# Extracted entries
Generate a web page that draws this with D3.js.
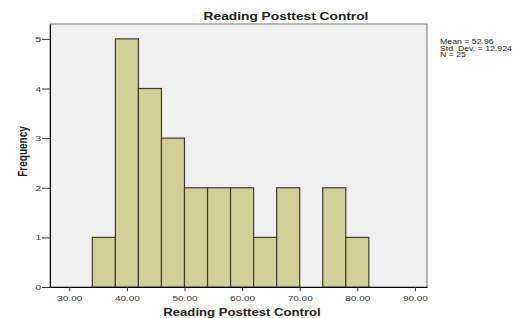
<!DOCTYPE html>
<html>
<head>
<meta charset="utf-8">
<script src="https://cdn.jsdelivr.net/npm/d3@7"></script>
<style>
  body { margin: 0; background: #fff; }
  text { font-family: "Liberation Sans", Arial, sans-serif; }
</style>
</head>
<body>
<div id="chart"></div>
<script>
// histogram bins (lower edge), width 4
var binStarts = [34, 38, 42, 46, 50, 54, 58, 62, 66, 70, 74, 78];
var counts = [1, 5, 4, 3, 2, 2, 2, 1, 2, 0, 2, 1];
var binWidth = 4;
var xTicks = [30, 40, 50, 60, 70, 80, 90];
var yTicks = [0, 1, 2, 3, 4, 5];
var statLines = ["Mean = 52.96", "Std. Dev. = 12.924", "N = 25"];

var stretch = 1.25; // text in the picture is wider than it is tall

var margin = {top: 24, right: 105, bottom: 31, left: 50},
    width = 532 - margin.left - margin.right,
    height = 318 - margin.top - margin.bottom;

var svg = d3.select("#chart")
  .append("svg")
    .attr("width", 532)
    .attr("height", 318);

var g = svg.append("g")
    .attr("transform", "translate(" + margin.left + "," + margin.top + ")");

var x = d3.scaleLinear()
    .domain([26.65, 92.1])
    .range([0, width]);

var y = d3.scaleLinear()
    .domain([0, 5.3])
    .range([height, 0]);

// plot background
g.append("rect")
    .attr("width", width)
    .attr("height", height)
    .attr("fill", "#f0f0f0")
    .attr("stroke", "#777")
    .attr("stroke-width", 1);

// bars
g.selectAll(".bar")
    .data(binStarts.map(function(d, i) { return {x0: d, n: counts[i]}; }).filter(function(d) { return d.n > 0; }))
  .enter()
  .append("rect")
    .attr("class", "bar")
    .attr("x", function(d) { return x(d.x0); })
    .attr("y", function(d) { return y(d.n); })
    .attr("width", function(d) { return x(d.x0 + binWidth) - x(d.x0); })
    .attr("height", function(d) { return height - y(d.n); })
    .attr("fill", "#d3cf98")
    .attr("stroke", "#3e3e32")
    .attr("stroke-width", 1.2);

// axes
var xAxis = g.append("g")
    .attr("transform", "translate(0," + height + ")")
    .call(d3.axisBottom(x).tickValues(xTicks).tickFormat(d3.format(".2f")).tickSizeInner(4).tickSizeOuter(0));

var yAxis = g.append("g")
    .call(d3.axisLeft(y).tickValues(yTicks).tickFormat(d3.format("d")).tickSizeInner(8).tickSizeOuter(0));

[xAxis, yAxis].forEach(function(a) {
  a.select(".domain").attr("stroke", "#000");
  a.selectAll(".tick line").attr("stroke", "#333");
  a.selectAll(".tick text")
    .attr("fill", "#333")
    .style("font-size", "8px");
});
// stretch the tick labels horizontally around their anchor
xAxis.selectAll(".tick text")
    .attr("y", 0)
    .attr("dy", 0)
    .attr("transform", "translate(0,14) scale(" + stretch + ",1)");
yAxis.selectAll(".tick text")
    .attr("x", 0)
    .attr("transform", "translate(-9,0) scale(" + stretch + ",1)");

function stretchedText(px, py, anchor, size, weight, str) {
  svg.append("text")
      .attr("transform", "translate(" + px + "," + py + ") scale(" + stretch + ",1)")
      .attr("text-anchor", anchor)
      .style("font-size", size + "px")
      .style("font-weight", weight)
      .attr("fill", "#222")
      .text(str);
}

// title
stretchedText(286, 20, "middle", 11, "bold", "Reading Posttest Control");

// x label
stretchedText(242, 316, "middle", 10.5, "bold", "Reading Posttest Control");

// y label
svg.append("text")
    .attr("transform", "translate(27," + (margin.top + height / 2 - 4) + ") rotate(-90) scale(1," + stretch + ")")
    .attr("text-anchor", "middle")
    .style("font-size", "10px")
    .style("font-weight", "bold")
    .attr("fill", "#222")
    .text("Frequency");

// stats box text
statLines.forEach(function(d, i) {
  stretchedText(440, 44 + i * 6.5, "start", 7, "normal", d);
});
</script>
</body>
</html>
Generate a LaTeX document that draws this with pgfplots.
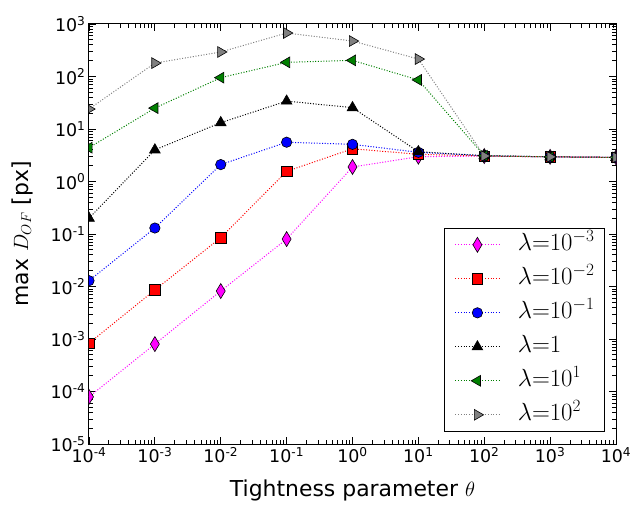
\documentclass[border=0pt]{standalone}
\usepackage{pgfplots}
\pgfplotsset{compat=1.18}
\usepackage{fontspec}
\setmainfont{DejaVu Sans}
\definecolor{mplgreen}{HTML}{008000}
\definecolor{mplgray}{HTML}{808080}
\definecolor{mplmagenta}{HTML}{FF00FF}
\definecolor{mplred}{HTML}{FF0000}
\definecolor{mplblue}{HTML}{0000FF}
\begin{document}
\begin{tikzpicture}
\path[use as bounding box] (-89bp,-63bp) rectangle (541bp,444bp);
\begin{axis}[
 at={(0,0)}, anchor=south west,
 xmode=log, ymode=log,
 width=527bp, height=420bp, scale only axis,
 xmin=1e-4, xmax=1e4, ymin=1e-5, ymax=1e3,
 xtick={1e-4,1e-3,1e-2,1e-1,1,1e1,1e2,1e3,1e4},
 xticklabels={10\textsuperscript{-4},10\textsuperscript{-3},10\textsuperscript{-2},10\textsuperscript{-1},10\textsuperscript{0},10\textsuperscript{1},10\textsuperscript{2},10\textsuperscript{3},10\textsuperscript{4}},
 ytick={1e-5,1e-4,1e-3,1e-2,1e-1,1,1e1,1e2,1e3},
 yticklabels={10\textsuperscript{-5},10\textsuperscript{-4},10\textsuperscript{-3},10\textsuperscript{-2},10\textsuperscript{-1},10\textsuperscript{0},10\textsuperscript{1},10\textsuperscript{2},10\textsuperscript{3}},
 minor xtick={2e-4,3e-4,4e-4,5e-4,6e-4,7e-4,8e-4,9e-4,2e-3,3e-3,4e-3,5e-3,6e-3,7e-3,8e-3,9e-3,2e-2,3e-2,4e-2,5e-2,6e-2,7e-2,8e-2,9e-2,2e-1,3e-1,4e-1,5e-1,6e-1,7e-1,8e-1,9e-1,2,3,4,5,6,7,8,9,20,30,40,50,60,70,80,90,200,300,400,500,600,700,800,900,2000,3000,4000,5000,6000,7000,8000,9000},
 minor ytick={2e-5,3e-5,4e-5,5e-5,6e-5,7e-5,8e-5,9e-5,2e-4,3e-4,4e-4,5e-4,6e-4,7e-4,8e-4,9e-4,2e-3,3e-3,4e-3,5e-3,6e-3,7e-3,8e-3,9e-3,2e-2,3e-2,4e-2,5e-2,6e-2,7e-2,8e-2,9e-2,2e-1,3e-1,4e-1,5e-1,6e-1,7e-1,8e-1,9e-1,2,3,4,5,6,7,8,9,20,30,40,50,60,70,80,90,200,300,400,500,600,700,800,900},
 tick label style={font=\fontsize{17.5}{17.5}\selectfont},
 xlabel={Tightness parameter $\theta$},
 ylabel={max $D_{OF}$ [px]},
 every axis x label/.style={at={(axis description cs:0.5,0)}, yshift=-46bp, anchor=center, font=\fontsize{22}{22}\selectfont},
 every axis y label/.style={at={(axis description cs:0,0.5)}, xshift=-67bp, rotate=90, anchor=center, font=\fontsize{22}{22}\selectfont},
 major tick length=7bp, minor tick length=4bp,
 tick style={black, line width=0.8bp},
 axis line style={line width=1bp},
 clip marker paths=true,
 legend style={at={(0.979,0.029)}, anchor=south east, font=\fontsize{24.5}{24.5}\selectfont, row sep=11bp, column sep=18bp, inner xsep=10bp, inner ysep=5bp, draw=black, line width=1bp,
   nodes={inner sep=0pt, text height=17bp, text depth=6bp}},
 legend cell align=left,
 legend image code/.code={\draw[mark repeat=2,mark phase=2,#1] plot coordinates {(0bp,0bp)(22bp,0bp)(44bp,0bp)};},
 every axis plot/.append style={dash pattern=on 1bp off 1.7bp, line width=1bp},
]
\addplot[mplmagenta, mark=diamond*, mark size=7.5bp, mark options={solid, draw=black, line width=0.6bp, fill=mplmagenta, xscale=0.8}] coordinates {(1e-4,7.9e-5)(1e-3,8.0e-4)(1e-2,8.2e-3)(1e-1,0.080)(1,1.89)(10,2.97)(100,3.05)(1000,2.95)(1e4,2.88)};
\addlegendentry{$\lambda{=}10^{-3}$}
\addplot[mplred, mark=square*, mark size=5.2bp, mark options={solid, draw=black, line width=0.6bp, fill=mplred}] coordinates {(1e-4,8.3e-4)(1e-3,8.6e-3)(1e-2,0.085)(1e-1,1.56)(1,4.2)(10,3.3)(100,3.05)(1e3,2.95)(1e4,2.88)};
\addlegendentry{$\lambda{=}10^{-2}$}
\addplot[mplblue, mark=*, mark size=5.2bp, mark options={solid, draw=black, line width=0.6bp, fill=mplblue}] coordinates {(1e-4,0.0129)(1e-3,0.13)(1e-2,2.1)(1e-1,5.6)(1,5.1)(10,3.6)(100,3.1)(1e3,2.95)(1e4,2.88)};
\addlegendentry{$\lambda{=}10^{-1}$}
\addplot[black, mark=triangle*, mark size=6.2bp, mark options={solid, draw=black, line width=0.6bp, fill=black}] coordinates {(1e-4,0.2)(1e-3,4.0)(1e-2,13.2)(1e-1,34)(1,25.5)(10,3.7)(100,3.1)(1e3,2.95)(1e4,2.88)};
\addlegendentry{$\lambda{=}1$}
\addplot[mplgreen, mark=triangle*, mark size=6.2bp, mark options={solid, draw=black, line width=0.6bp, fill=mplgreen, rotate=90}] coordinates {(1e-4,4.4)(1e-3,25)(1e-2,95)(1e-1,186)(1,203)(10,86)(100,3.1)(1e3,2.95)(1e4,2.88)};
\addlegendentry{$\lambda{=}10^{1}$}
\addplot[mplgray, mark=triangle*, mark size=6.2bp, mark options={solid, draw=black, line width=0.6bp, fill=mplgray, rotate=-90}] coordinates {(1e-4,24)(1e-3,180)(1e-2,293)(1e-1,674)(1,474)(10,215)(100,3.06)(1e3,2.95)(1e4,2.88)};
\addlegendentry{$\lambda{=}10^{2}$}
\end{axis}
\end{tikzpicture}
\end{document}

# What this task involves
Above are some records. Count the lines among them with the word "that", and answer with the number only.

# Final result
2